[Toybox] [PATCH] xargs: avoid "Argument list too long".

Fri Oct 25 15:43:33 PDT 2019

haven't had time to look at why, but the currently checked in code is
failing the two new tests on Android too:

-- xargs
PASS: xargs xargs
PASS: xargs spaces
PASS: xargs -n 0
PASS: xargs -n 1
PASS: xargs -n 2
PASS: xargs -n exact match
PASS: xargs xargs2
PASS: xargs -s too long
PASS: xargs -s 13
PASS: xargs -s 12
PASS: xargs -s counts args
PASS: xargs -s 4 fails
PASS: xargs -s 5 no input okay
PASS: xargs -s 5 with input bad
PASS: xargs command -opt
PASS: xargs -0 -n1
PASS: xargs -0 -n2
PASS: xargs -t
PASS: xargs -E END
PASS: xargs -r
PASS: xargs no -r
PASS: xargs true
PASS: xargs command not found
PASS: xargs false
PASS: xargs exit 255
xargs: argument too long
FAIL: xargs max argument size
echo -ne '' | head -c 131071 /dev/zero | tr '\0' x | xargs | wc -c

--- expected 2019-10-25 18:05:50.712949392 -0400
+++ actual 2019-10-25 18:05:52.869616274 -0400
@@ -1 +1 @@
-131072
+0
xargs: argument too long
FAIL: xargs big input forces split
echo -ne '' | for i in $(seq 1 100);do echo $X;done|{ xargs >/dev/null
&& echo yes;}
--- expected 2019-10-25 18:05:55.426283195 -0400
+++ actual 2019-10-25 18:05:55.429616529 -0400
@@ -1 +0,0 @@
-yes


(you can't tell which "argument too long" message in xargs.c that is,
which is why i keep trying to ensure we have distinct error
messages... not to mention the fact that the lack of a capital letter
is a pretty subtle way to distinguish this from an actual execve(2)
failure -- which is "Argument too long" -- something that confused me
several times while investigating xargs issues until i fixed the
errors to all be different.)

On Fri, Oct 25, 2019 at 12:06 AM Rob Landley <rob at landley.net> wrote:
>
> On 10/24/19 7:53 PM, enh wrote:
> > i haven't tested my other cases, but your patch doesn't address the -0 issues:
>
> How many cases do you have?
>
> I hadn't noticed the second test _wasn't_ commented out, and there wasn't a
> change to the actual -0 accounting code. (Issues plural?
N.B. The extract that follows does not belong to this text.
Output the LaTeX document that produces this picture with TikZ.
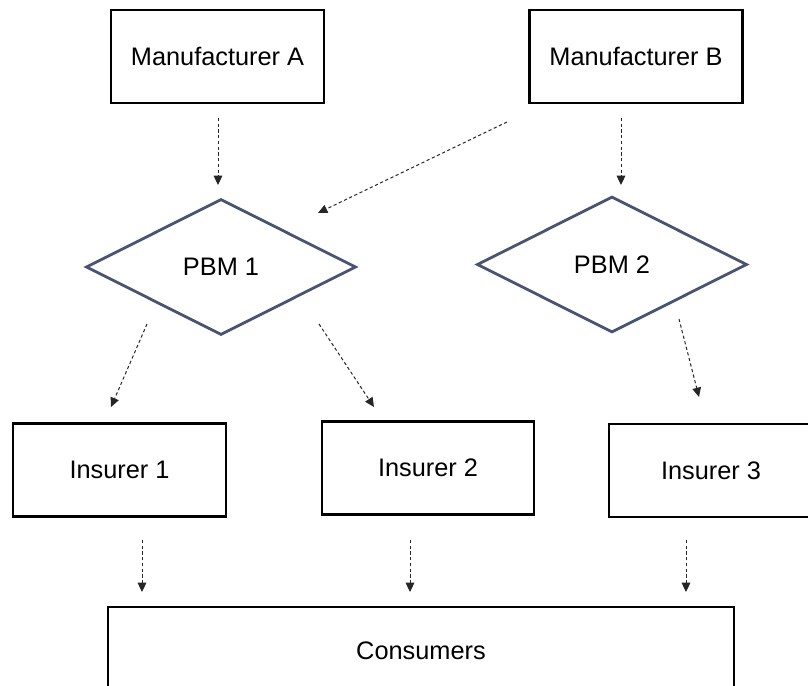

Is there more than one
> problem with -0?)
>
> > /tmp/toybox$ ./toybox find / -print0 2>/dev/null | ./toybox xargs -0 > /dev/nul
> > l ; echo $?
> > xargs: exec echo: Argument list too long
> > 126
> > /tmp/toybox$
>
> Reproduced with /usr on devuan. (It invokes echo fine the first time, but the
> second goes boing.)
>
> bytes=2092116 limit=2092178 entries=38357 : success
> bytes=2092153 limit=2092178 entries=34423 : failure
>
> An accounting difference of 35 bytes between success and failure. And the
> failing one was significantly _fewer_ entries so it's not "we missed some
> per-entry resource that added up to kill us", it's _fewer_ entries.
>
> No idea what's going on there. The -0 case was _always_ adding the sizeof(char
> *) and NUL terminator. Hmmm, there should be an extra char * in both
> environ_bytes and argv (the NULL terminating entry each time) but that's a
> constant 16 overshoot into the 2048 fudge factor. I stuck a printf in and it
> _thinks_ it's calling exec about 25 bytes under budget in the case that fails?
> Hmmm... Why would this ONLY hit the -0 case and not the other one? By the time
> we exec() it shouldn't matter?
>
> I'm guessing your "fix" was this bit?
>
> -  // though obviously that's not really something you can guarantee.
> -  bytes = sysconf(_SC_ARG_MAX) - environ_bytes() - 2048;
> -  if (!TT.s || TT.s > bytes) TT.s = bytes;
> +  // though obviously that's not really something you can guarantee. In
> +  // practice on Linux we need to stay clear by a page (rounding?).
> +  TT.limit = sysconf(_SC_ARG_MAX) - environ_bytes() - sysconf(_SC_PAGESIZE);
>
> That really sounds like just throwing a larger fudge factor at it rather than
> understanding what's going on.
>
> The thing is, we're going ~17 bytes into the earlier fudge factor (there's a
> NULL pointer each at the end of argc[] and envp[] that aren't accounted for, and
> then we start the command size calculation with -1 to get the right size for
> "xargs -s 8" and such) and it seems to have worked?
>
> Your change implies we need to avoid this last page _entirely_, and the first
> invocation worked fine. We've _already_ got a fudge factor of 2048 bytes that's
> somehow not enough here, doubling it doesn't fill me with warm fuzzies. If I
> don't know why it's breaking, I don't have confidence we fixed it.
>
> Sigh, time to fire up QEMU and stick printk's into the kernel...
>
> Rob